Rupresh Uprety and Pricil Chundapurakal were killed in the crash. The other two people in the Civic were being treated for injuries at WakeMed in Raleigh.

The pickup driver, who was on his way to spread salt in a parking lot, walked away with cuts and bruises.

Authorities on Sunday charged Anibal Raul Ambrocio-Chilel, 27, of Raleigh, with two counts of felony death by vehicle and one count each of driving while impaired and reckless driving to endanger. He was being held at the Wake County jail under a $410,000 bond and was scheduled to appear in court Monday.

The Department of Homeland Security put an immigration detainer on him, saying that data on file and statements he made to authorities suggest he is either in the U.S. illegally or is subject to deportation.

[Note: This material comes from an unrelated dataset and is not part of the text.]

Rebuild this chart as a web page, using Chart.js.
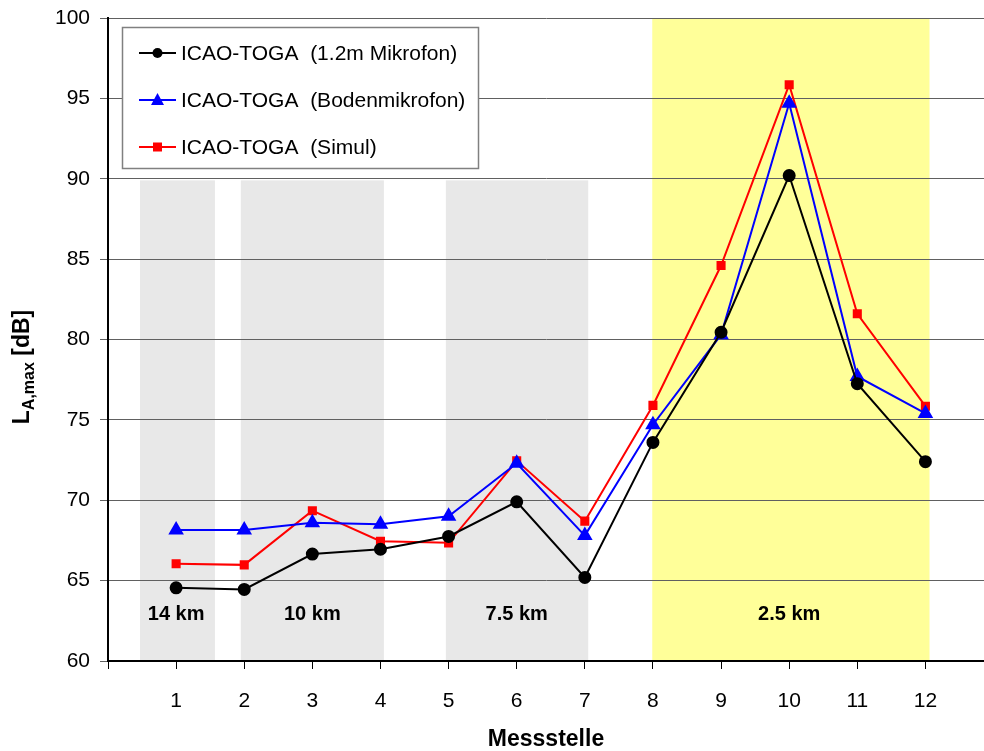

A Durham County 911 dispatcher called the 911 communications center in Raleigh at 11:35 p.m. Thursday to warn them the Civic was headed toward Raleigh.

"I think Davis [Drive] is the last place somebody saw it, but they said it was flying down the highway, a dark-colored, older-model Honda," the Durham dispatcher said. "We don't have any of our officers that are in the area that are probably going to be able to catch it before it hits Raleigh."

Three minutes later, an eastbound driver called Raleigh 911 to report the collision.

"I was going one direction. They were coming up beside me on the other side of the road, and I noticed them, and then they hit somebody," the man told the dispatcher. "I could tell they hit something because I could see, I could see a plume of something, I don't know what. So, they may have hit the rail, but I think it was another car."

North Carolina Transportation Secretary Jim Trogdon said Friday that wrong-way crashes are a national problem, but the I-40 crash represents at least eight such collisions in the Triangle since last fall. According to the state Department of Transportation, there were more than 500 wrong-way crashes statewide between 2000 and 2016, with 145 people killed and another 643 injured.